If we create a dummy device with bogus IDs, it will show up with an exclamation mark in device manager, which makes people unhappy.
So from a perspective of being self contained, the fake BAR solution is very good, but it's not without issue. I'll try to think of what sort of dummy device we could create that would always have a guest driver, but nothing that a couple extra BARs would interfere with. Maybe a generic PCI bridge. Thanks,
Okay. Again, I'm not stating a preferred direction.

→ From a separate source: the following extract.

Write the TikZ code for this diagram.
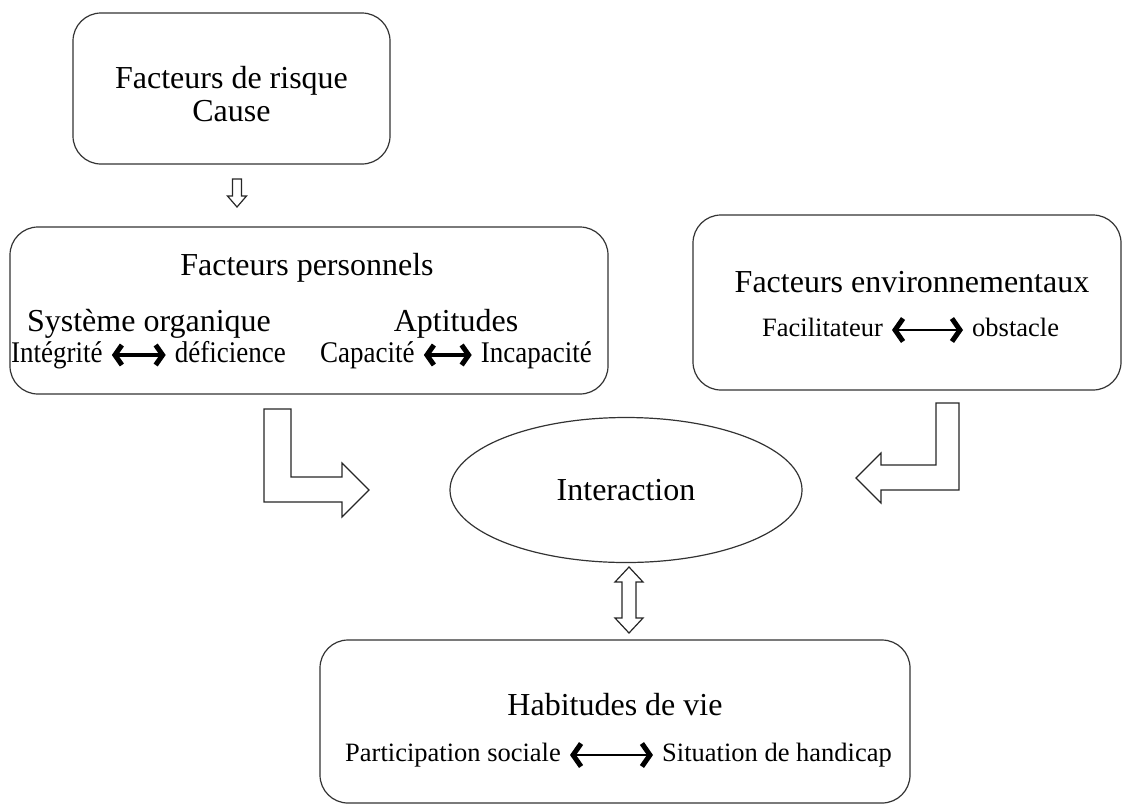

BTW, I wonder if the recent discussion between Michael and Igor is relevant here: https://lists.gnu.org/archive/html/qemu-devel/2016-01/msg05602.html
I'm certainly open to rebuttals against this approach, but I do have it working. Being entirely self contained is pretty intriguing. Theoretically this would allow us to work with OVMF with no modifications. Linux guests enable and disable devices several times during boot (per the spec, any time the BAR is sized it should be disabled), Windows never seems to disable the device. The LPC/ISA bridge seems to be the best place to put these BARs, we need to create that anyway for pre-Broadwell/Skylake and the device itself has no implemented BARs. The ISA bridge is just a shell device to keep the driver happy on those older chips, so squatting on a couple BARs doesn't seem too terrible. Thanks,
Alex